## Exercise aim
Check each line of the listing below for the string "this", and give only how many lines hold it.
□ □ □ □ □ □ □
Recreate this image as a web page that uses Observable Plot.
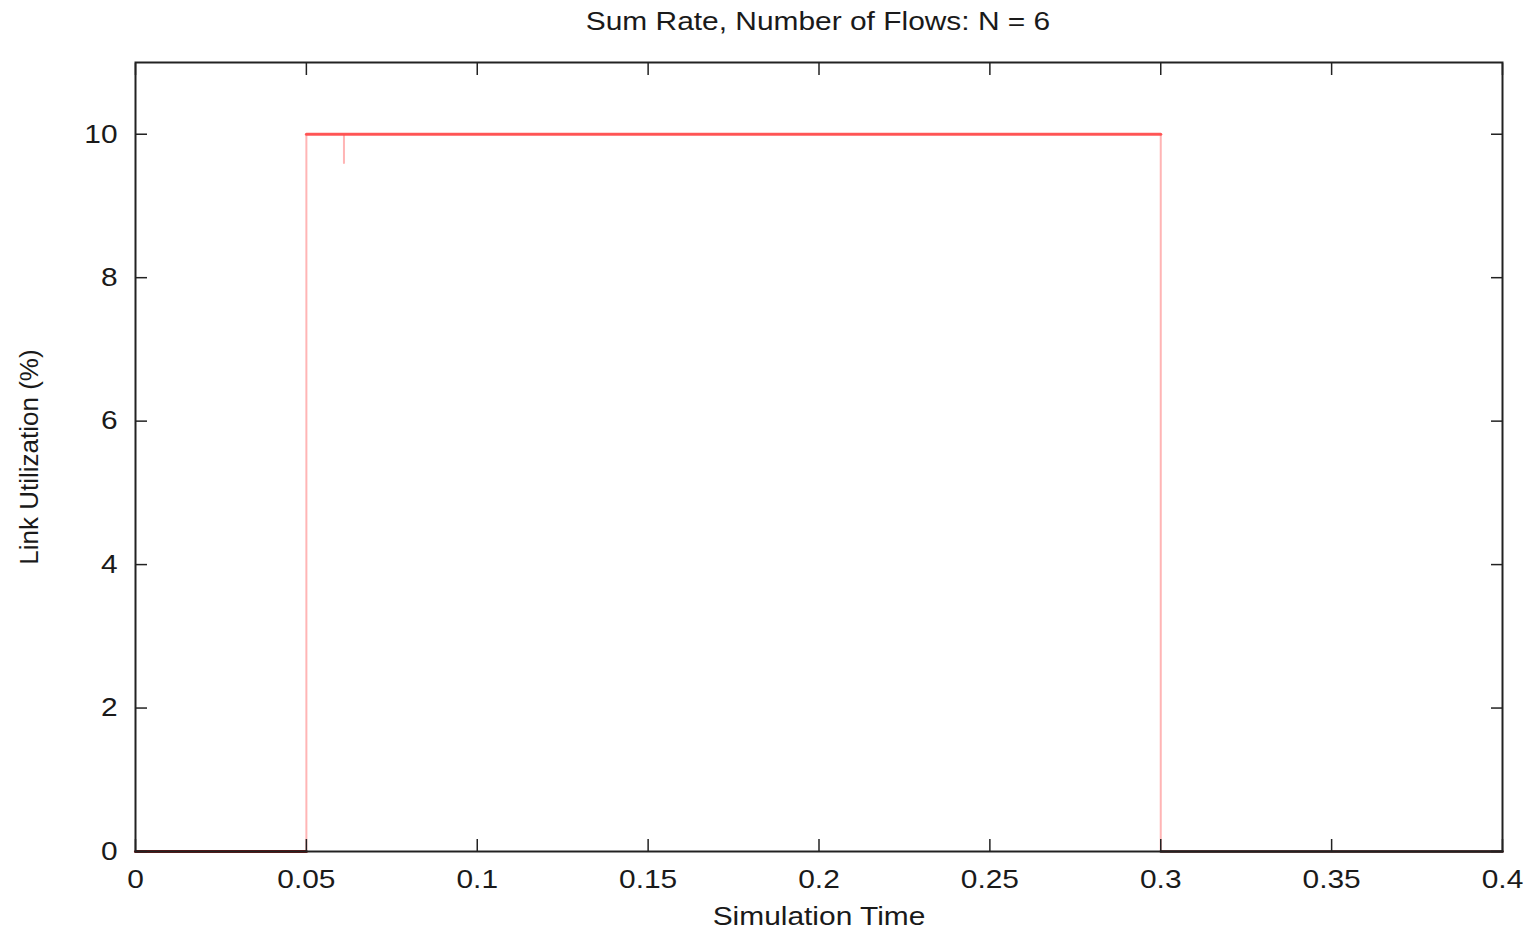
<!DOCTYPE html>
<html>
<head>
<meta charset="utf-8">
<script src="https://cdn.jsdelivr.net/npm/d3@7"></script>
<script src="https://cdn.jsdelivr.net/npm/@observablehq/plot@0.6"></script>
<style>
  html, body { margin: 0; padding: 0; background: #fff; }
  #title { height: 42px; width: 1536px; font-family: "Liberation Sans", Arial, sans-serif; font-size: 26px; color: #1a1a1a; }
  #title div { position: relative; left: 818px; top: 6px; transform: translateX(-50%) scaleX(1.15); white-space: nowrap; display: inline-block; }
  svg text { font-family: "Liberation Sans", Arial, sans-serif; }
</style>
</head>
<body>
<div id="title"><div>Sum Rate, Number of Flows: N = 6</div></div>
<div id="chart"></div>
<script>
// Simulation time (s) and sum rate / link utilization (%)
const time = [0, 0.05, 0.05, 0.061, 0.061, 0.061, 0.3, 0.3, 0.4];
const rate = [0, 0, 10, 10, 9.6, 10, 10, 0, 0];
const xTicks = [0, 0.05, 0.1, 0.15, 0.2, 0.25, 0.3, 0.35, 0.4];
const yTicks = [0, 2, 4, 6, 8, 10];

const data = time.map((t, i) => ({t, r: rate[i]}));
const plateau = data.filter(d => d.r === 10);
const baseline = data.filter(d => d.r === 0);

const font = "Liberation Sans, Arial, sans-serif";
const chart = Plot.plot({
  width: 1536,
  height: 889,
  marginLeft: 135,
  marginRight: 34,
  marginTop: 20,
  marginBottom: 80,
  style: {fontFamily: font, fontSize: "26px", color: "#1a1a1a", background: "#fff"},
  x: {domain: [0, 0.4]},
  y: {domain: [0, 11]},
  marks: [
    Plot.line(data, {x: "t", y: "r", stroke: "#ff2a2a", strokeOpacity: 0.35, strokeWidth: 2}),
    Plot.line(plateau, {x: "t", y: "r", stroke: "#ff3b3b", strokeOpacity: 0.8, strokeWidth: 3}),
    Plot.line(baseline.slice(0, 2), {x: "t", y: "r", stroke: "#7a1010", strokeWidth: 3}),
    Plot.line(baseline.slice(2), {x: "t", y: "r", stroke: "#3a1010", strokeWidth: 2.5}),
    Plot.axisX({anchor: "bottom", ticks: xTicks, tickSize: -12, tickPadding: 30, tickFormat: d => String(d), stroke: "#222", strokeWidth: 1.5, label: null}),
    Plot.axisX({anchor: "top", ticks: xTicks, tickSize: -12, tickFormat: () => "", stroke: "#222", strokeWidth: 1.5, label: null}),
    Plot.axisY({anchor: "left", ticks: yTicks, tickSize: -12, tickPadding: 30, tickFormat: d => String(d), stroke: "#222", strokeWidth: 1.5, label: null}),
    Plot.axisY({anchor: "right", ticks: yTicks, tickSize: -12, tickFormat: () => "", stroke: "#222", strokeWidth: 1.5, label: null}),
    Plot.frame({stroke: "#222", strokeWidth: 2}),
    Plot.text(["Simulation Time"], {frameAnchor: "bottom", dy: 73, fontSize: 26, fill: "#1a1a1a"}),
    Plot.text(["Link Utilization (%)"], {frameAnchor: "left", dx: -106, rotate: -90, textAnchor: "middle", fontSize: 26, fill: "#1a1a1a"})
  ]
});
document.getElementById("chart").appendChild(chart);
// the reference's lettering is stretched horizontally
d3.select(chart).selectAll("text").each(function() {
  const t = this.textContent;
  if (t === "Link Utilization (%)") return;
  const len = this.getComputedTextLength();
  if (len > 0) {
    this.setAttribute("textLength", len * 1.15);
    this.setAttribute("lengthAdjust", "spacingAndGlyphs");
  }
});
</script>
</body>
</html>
□ □ □ □ □ □ □
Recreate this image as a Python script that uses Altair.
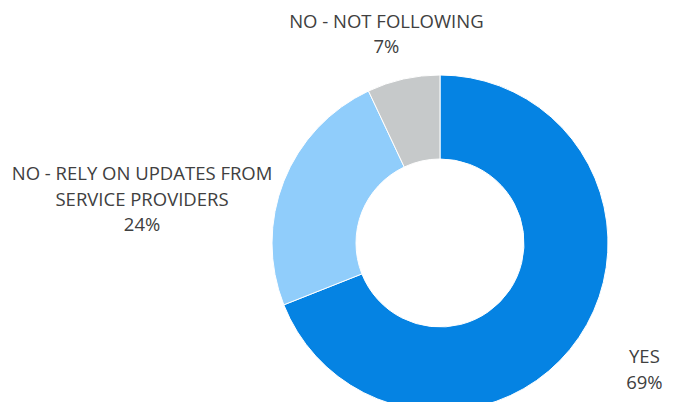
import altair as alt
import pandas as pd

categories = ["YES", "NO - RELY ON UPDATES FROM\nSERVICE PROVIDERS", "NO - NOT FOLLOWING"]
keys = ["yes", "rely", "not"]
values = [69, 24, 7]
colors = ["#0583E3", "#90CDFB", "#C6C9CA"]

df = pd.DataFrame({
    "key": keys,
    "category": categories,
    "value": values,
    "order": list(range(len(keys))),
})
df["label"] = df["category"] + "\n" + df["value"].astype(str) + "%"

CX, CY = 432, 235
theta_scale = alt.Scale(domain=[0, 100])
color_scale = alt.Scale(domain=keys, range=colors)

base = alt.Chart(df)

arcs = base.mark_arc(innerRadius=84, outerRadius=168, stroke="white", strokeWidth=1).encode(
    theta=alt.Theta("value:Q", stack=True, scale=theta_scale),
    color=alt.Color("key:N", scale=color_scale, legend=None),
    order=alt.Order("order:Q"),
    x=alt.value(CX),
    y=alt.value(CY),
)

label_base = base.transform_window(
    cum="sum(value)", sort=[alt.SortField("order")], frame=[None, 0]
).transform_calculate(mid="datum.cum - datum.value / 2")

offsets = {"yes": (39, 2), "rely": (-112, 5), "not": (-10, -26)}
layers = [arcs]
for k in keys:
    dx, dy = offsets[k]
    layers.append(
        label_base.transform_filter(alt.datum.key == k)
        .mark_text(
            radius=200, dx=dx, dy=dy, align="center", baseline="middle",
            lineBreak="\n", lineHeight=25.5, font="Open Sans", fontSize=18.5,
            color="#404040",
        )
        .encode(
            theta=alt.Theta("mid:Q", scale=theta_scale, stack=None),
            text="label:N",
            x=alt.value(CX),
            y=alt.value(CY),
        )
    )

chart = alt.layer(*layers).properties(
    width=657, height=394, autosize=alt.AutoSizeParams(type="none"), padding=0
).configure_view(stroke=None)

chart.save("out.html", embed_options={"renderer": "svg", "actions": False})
□ □ □ □ □ □ □
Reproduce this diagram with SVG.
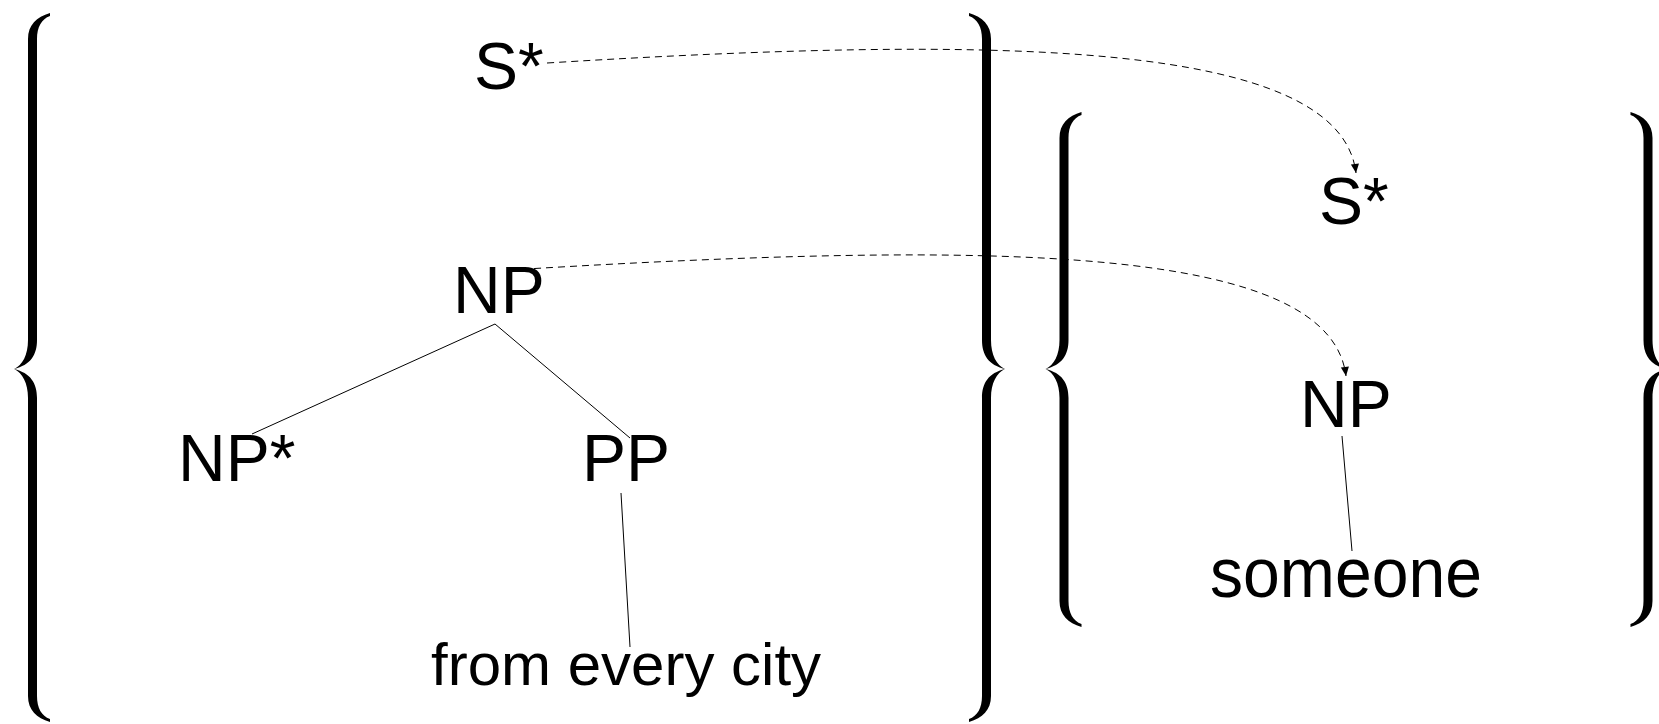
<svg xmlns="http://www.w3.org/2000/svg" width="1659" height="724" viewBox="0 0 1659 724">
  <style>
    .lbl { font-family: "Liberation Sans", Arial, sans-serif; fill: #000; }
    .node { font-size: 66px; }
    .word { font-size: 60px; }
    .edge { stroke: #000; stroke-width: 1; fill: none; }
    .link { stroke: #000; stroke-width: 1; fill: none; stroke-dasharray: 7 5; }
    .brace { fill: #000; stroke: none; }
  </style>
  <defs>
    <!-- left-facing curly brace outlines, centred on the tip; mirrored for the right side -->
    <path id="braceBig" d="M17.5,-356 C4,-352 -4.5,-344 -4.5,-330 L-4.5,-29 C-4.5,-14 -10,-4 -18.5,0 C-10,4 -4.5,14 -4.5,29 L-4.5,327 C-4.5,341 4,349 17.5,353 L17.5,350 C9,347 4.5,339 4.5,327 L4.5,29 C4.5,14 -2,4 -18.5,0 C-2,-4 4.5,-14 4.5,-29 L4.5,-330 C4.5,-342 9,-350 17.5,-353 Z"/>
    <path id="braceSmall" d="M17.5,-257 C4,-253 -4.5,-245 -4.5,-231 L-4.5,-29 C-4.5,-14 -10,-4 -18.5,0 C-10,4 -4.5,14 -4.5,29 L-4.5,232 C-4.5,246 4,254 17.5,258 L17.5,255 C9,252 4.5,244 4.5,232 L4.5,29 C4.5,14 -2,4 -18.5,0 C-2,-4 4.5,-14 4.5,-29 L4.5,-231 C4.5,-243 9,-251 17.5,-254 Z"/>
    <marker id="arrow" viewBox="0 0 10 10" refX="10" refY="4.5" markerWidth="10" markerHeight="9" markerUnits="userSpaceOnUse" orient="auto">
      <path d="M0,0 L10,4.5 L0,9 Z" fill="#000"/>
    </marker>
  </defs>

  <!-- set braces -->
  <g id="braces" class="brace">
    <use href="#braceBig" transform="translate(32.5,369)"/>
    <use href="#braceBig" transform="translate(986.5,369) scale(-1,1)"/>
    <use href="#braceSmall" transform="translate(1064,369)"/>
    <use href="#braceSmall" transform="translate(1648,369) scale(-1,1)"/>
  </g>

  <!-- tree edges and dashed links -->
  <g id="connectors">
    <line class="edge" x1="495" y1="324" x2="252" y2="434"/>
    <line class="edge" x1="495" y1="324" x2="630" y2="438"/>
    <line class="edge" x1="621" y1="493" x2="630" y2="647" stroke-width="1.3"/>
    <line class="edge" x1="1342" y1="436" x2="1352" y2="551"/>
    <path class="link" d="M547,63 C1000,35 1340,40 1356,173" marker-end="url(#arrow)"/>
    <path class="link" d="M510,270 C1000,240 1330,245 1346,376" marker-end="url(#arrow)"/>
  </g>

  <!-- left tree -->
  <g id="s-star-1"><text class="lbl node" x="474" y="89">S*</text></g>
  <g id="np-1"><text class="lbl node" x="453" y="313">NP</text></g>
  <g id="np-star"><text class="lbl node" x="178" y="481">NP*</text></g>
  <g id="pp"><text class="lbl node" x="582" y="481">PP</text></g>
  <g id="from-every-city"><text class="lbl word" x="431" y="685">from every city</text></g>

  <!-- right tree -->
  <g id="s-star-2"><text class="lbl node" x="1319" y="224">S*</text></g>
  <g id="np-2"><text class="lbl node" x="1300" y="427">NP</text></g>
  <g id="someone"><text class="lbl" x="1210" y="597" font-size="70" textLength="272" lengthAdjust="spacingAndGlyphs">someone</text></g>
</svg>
□ □ □ □ □ □ □
## Correct output
7